The cliffs themselves were dangerous: landslides and falling rocks were constant threats. Yet Mary continued to scramble over the unstable rocks day after day, driven by necessity and a deep curiosity about the ancient creatures buried in the stone. The discovery of the ichthyosaur was a turning point. News of the immense fossil spread quickly through Lyme Regis and reached London. A local landowner bought the skeleton for £23, a significant sum for Mary's family, but it was far less than its true value. More importantly, the fossil sparked interest among prominent geologists and paleontologists.
Mary began to receive visitors who wanted to see her newest finds. She carefully documented each specimen, making detailed drawings and notes. Over the next few years, she uncovered two more complete ichthyosaurs and a long-snouted plesiosaur. These specimens challenged existing ideas about extinction and the history of life on Earth. Mary's findings were discussed in scientific journals, though her name was rarely mentioned. Nonetheless, she had proved her skill as a fossil hunter and her ability to identify and preserve delicate remains. Instead of resting on her early success, Mary intensified her efforts.
She spent long hours on the foreshore, often during low tide, using hammers and chisels to extract fossils from the rock. She developed techniques for cleaning and preserving the bones that were far ahead of her time. She also corresponded with leading naturalists, including William Buckland and Charles Lyell, sharing her observations about the fossil layers. Her notes on the association of belemnites with fossil ink sacs helped establish that these creatures were related to modern squid. Mary became an expert in the Jurassic marine ecosystem and could identify species from just a few fragments.

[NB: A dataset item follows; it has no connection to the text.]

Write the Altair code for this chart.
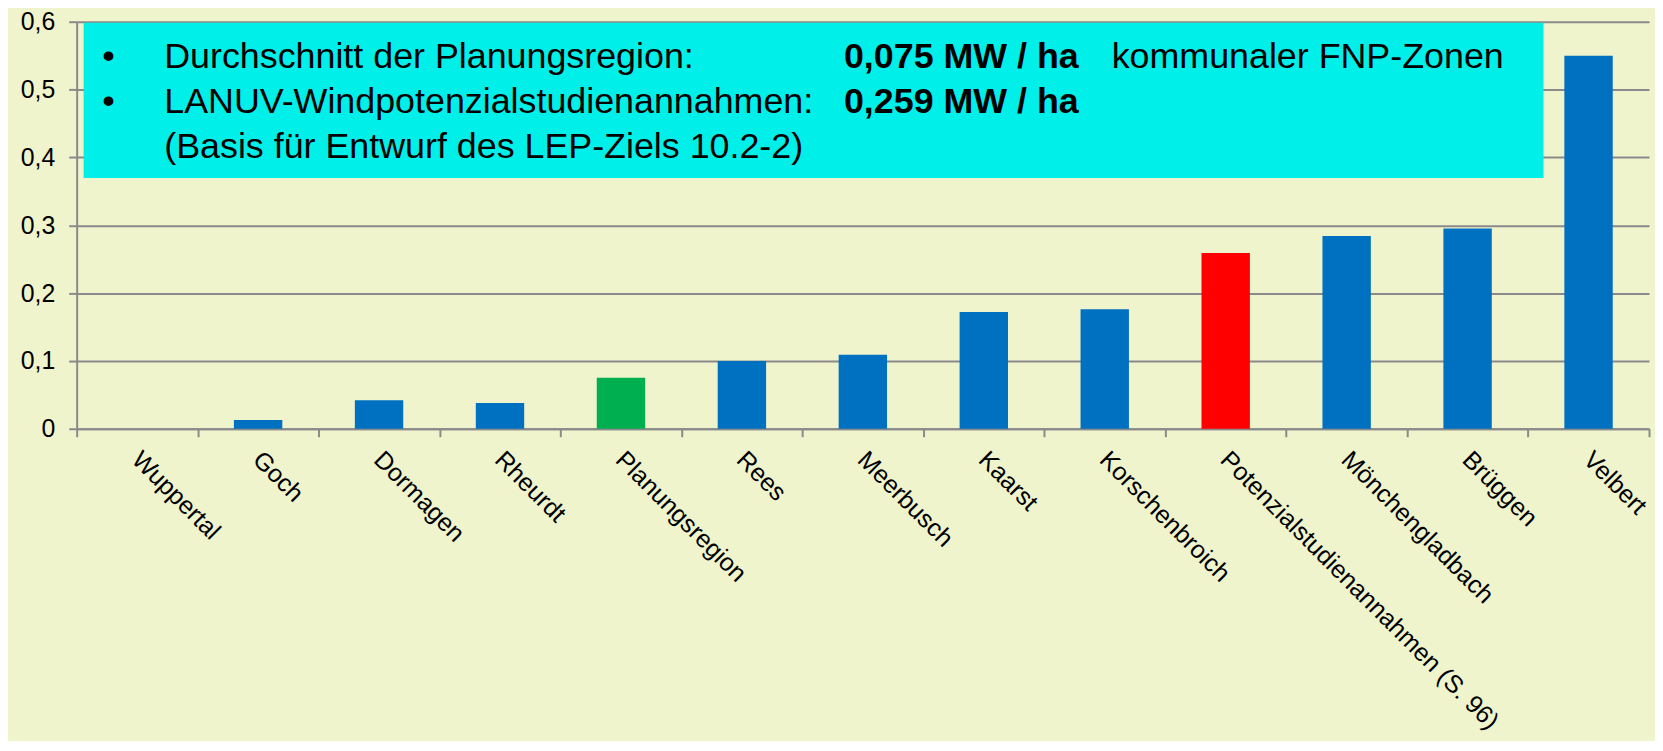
import altair as alt
import pandas as pd

# ---- data ----
kategorien = ["Wuppertal", "Goch", "Dormagen", "Rheurdt", "Planungsregion", "Rees",
              "Meerbusch", "Kaarst", "Korschenbroich",
              "Potenzialstudienannahmen (S. 96)", "Mönchengladbach", "Brüggen", "Velbert"]
werte = [0.0, 0.013, 0.042, 0.038, 0.075, 0.100, 0.109, 0.172, 0.176, 0.259, 0.284, 0.295, 0.550]
gruppen = ["Kommune", "Kommune", "Kommune", "Kommune", "Planungsregion", "Kommune",
           "Kommune", "Kommune", "Kommune", "Potenzialstudie", "Kommune", "Kommune", "Kommune"]
gruppen_domain = ["Kommune", "Planungsregion", "Potenzialstudie"]
gruppen_farben = ["#0070C0", "#00B050", "#FF0000"]
y_ticks = [0, 0.1, 0.2, 0.3, 0.4, 0.5, 0.6]

zeile1_normal = "Durchschnitt der Planungsregion:"
zeile1_fett = "0,075 MW / ha"
zeile1_rest = "kommunaler FNP-Zonen"
zeile2_normal = "LANUV-Windpotenzialstudienannahmen:"
zeile2_fett = "0,259 MW / ha"
zeile3 = "(Basis für Entwurf des LEP-Ziels 10.2-2)"

df = pd.DataFrame({"Kategorie": kategorien, "Wert": werte, "Gruppe": gruppen})

W, H = 1580, 409
FONT = "Liberation Sans"
GRAU = "#8A8A8A"
BG = "#EFF4CD"
FS = 36

bars = alt.Chart(df).mark_bar(width=alt.RelativeBandSize(0.4)).encode(
    x=alt.X("Kategorie:N", sort=kategorien,
            scale=alt.Scale(paddingInner=0, paddingOuter=0),
            axis=alt.Axis(title=None, labelAngle=45, labelAlign="left", labelBaseline="top",
                          labelFontSize=25, labelFont=FONT, labelColor="black",
                          labelPadding=10, labelOffset=7, tickBand="extent", tickSize=8,
                          tickColor=GRAU, tickWidth=2, domainColor=GRAU, domainWidth=2,
                          labelOverlap=False, labelLimit=0, grid=False)),
    y=alt.Y("Wert:Q", scale=alt.Scale(domain=[0, 0.6], nice=False),
            axis=alt.Axis(title=None, values=y_ticks,
                          labelExpr="datum.value == 0 ? '0' : replace(format(datum.value, '.1f'), '.', ',')",
                          labelFontSize=25, labelFont=FONT, labelColor="black", labelPadding=14,
                          tickSize=8, tickColor=GRAU, tickWidth=2,
                          domainColor=GRAU, domainWidth=2,
                          grid=True, gridColor=GRAU, gridWidth=2)),
    color=alt.Color("Gruppe:N", scale=alt.Scale(domain=gruppen_domain, range=gruppen_farben),
                    legend=None),
)

one = pd.DataFrame({"d": [0]})

box = alt.Chart(one).mark_rect(color="#00EFE8").encode(
    x=alt.value(7), x2=alt.value(1474), y=alt.value(1), y2=alt.value(157)
)

def txt(s, x, y, bold=False, align="left"):
    return alt.Chart(one).mark_text(
        text=s, font=FONT, fontSize=FS, fontWeight="bold" if bold else "normal",
        align=align, baseline="alphabetic", color="black"
    ).encode(x=alt.value(x), y=alt.value(y))

texts = [
    txt("•", 32, 46.7, align="center"),
    txt("•", 32, 91.7, align="center"),
    txt(zeile1_normal, 88, 46.7),
    txt(zeile1_fett, 771, 46.7, bold=True),
    txt(zeile1_rest, 1434, 46.7, align="right"),
    txt(zeile2_normal, 88, 91.7),
    txt(zeile2_fett, 771, 91.7, bold=True),
    txt(zeile3, 88, 136.7),
]

chart = alt.layer(bars, box, *texts).properties(
    width=W, height=H,
    background=BG,
    padding={"left": 69, "top": 12, "right": 6, "bottom": 312},
    autosize=alt.AutoSizeParams(type="none"),
).configure_view(stroke=None)

chart.save("out.html", embed_options={"renderer": "svg", "actions": False})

Despite her lack of formal credentials, she was consulted by scientists from across Britain and Europe. Her home became a meeting place for intellectuals fascinated by the new science of paleontology. Mary Anning faced discrimination throughout her life. The Geological Society of London, founded in 1807, did not admit women until 1904. She was not allowed to attend meetings, and many of her contributions were attributed to the male scientists who purchased or studied her fossils. She lived in near-poverty for decades, relying on a small annuity from friends and supporters.
Yet she never stopped working. She continued to explore the cliffs, making new discoveries well into her forties. Her health suffered from the harsh conditions—she contracted pneumonia and other illnesses—but she persisted. When she died of breast cancer in 1847, she had accumulated a vast knowledge of Jurassic fossils that helped shape the field of paleontology. Her contemporaries, including the geologist Henry De la Beche, respected her expertise, even if society did not. Mary Anning's discoveries laid crucial groundwork for the developing science of paleontology. Her ichthyosaur and plesiosaur specimens provided evidence for extinction, which was still a controversial concept at the time.
She helped establish that the Earth had hosted creatures very different from those alive today. Today, her contributions are finally recognised: the Natural History Museum in London displays her finds, and her story has inspired books and films. A fun fact: many believe that the tongue-twister "She sells seashells by the seashore" was written in honour of Mary Anning, though the link is not proven. Nevertheless, it reflects her lifelong dedication to hunting and selling fossils. Mary Anning transformed from a poor, uneducated girl into one of the most important fossil collectors in history, showing that determination and a keen eye can reveal the secrets of the past.